====== DATASET SECTION ======

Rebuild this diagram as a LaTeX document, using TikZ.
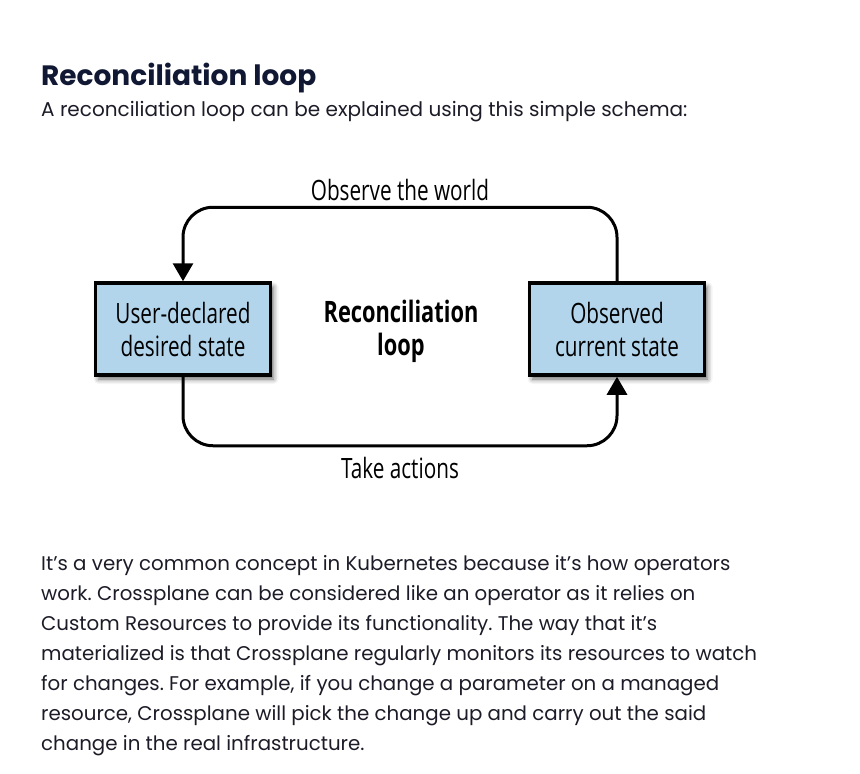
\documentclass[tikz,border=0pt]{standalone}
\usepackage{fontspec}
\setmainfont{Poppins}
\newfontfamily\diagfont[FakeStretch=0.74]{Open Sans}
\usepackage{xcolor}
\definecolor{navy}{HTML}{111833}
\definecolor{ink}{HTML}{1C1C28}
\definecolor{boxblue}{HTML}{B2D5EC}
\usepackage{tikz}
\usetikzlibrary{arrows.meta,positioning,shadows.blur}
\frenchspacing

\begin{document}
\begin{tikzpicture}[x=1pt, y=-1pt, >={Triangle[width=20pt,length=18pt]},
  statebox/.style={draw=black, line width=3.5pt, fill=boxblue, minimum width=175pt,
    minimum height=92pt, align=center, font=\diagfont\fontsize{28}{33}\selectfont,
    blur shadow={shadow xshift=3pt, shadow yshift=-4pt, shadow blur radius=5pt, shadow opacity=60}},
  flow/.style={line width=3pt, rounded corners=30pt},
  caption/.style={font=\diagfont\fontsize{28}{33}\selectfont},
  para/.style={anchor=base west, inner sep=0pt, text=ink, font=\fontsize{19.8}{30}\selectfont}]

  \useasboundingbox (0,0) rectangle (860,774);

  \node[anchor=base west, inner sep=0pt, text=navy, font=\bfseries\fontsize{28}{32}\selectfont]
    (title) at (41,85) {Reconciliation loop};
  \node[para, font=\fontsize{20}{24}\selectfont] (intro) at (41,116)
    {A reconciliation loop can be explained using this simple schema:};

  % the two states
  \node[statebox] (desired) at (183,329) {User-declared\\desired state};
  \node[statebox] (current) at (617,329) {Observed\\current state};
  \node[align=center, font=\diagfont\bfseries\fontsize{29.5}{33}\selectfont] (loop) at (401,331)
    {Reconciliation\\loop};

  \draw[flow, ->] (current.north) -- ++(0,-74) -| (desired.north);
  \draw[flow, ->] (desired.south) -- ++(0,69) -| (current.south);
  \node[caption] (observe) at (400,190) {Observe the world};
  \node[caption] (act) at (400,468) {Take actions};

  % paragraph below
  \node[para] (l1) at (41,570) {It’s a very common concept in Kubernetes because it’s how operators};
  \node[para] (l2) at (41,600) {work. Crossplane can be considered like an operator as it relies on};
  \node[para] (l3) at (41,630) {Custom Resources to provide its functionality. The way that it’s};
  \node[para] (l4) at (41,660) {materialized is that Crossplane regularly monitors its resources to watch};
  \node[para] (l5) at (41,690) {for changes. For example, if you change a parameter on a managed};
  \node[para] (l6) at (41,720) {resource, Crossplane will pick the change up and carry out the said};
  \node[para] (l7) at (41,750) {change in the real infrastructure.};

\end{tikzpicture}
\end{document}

======

PROBLEM DESCRIPTION
Transcribe exactly, with no pictures, the lines running from the first line of the material through the line holding "(0,0) rectangle (860,774);".

SOLUTION TO THE PROBLEM
Rebuild this diagram as a LaTeX document, using TikZ.
\documentclass[tikz,border=0pt]{standalone}
\usepackage{fontspec}
\setmainfont{Poppins}
\newfontfamily\diagfont[FakeStretch=0.74]{Open Sans}
\usepackage{xcolor}
\definecolor{navy}{HTML}{111833}
\definecolor{ink}{HTML}{1C1C28}
\definecolor{boxblue}{HTML}{B2D5EC}
\usepackage{tikz}
\usetikzlibrary{arrows.meta,positioning,shadows.blur}
\frenchspacing

\begin{document}
\begin{tikzpicture}[x=1pt, y=-1pt, >={Triangle[width=20pt,length=18pt]},
  statebox/.style={draw=black, line width=3.5pt, fill=boxblue, minimum width=175pt,
    minimum height=92pt, align=center, font=\diagfont\fontsize{28}{33}\selectfont,
    blur shadow={shadow xshift=3pt, shadow yshift=-4pt, shadow blur radius=5pt, shadow opacity=60}},
  flow/.style={line width=3pt, rounded corners=30pt},
  caption/.style={font=\diagfont\fontsize{28}{33}\selectfont},
  para/.style={anchor=base west, inner sep=0pt, text=ink, font=\fontsize{19.8}{30}\selectfont}]

  \useasboundingbox (0,0) rectangle (860,774);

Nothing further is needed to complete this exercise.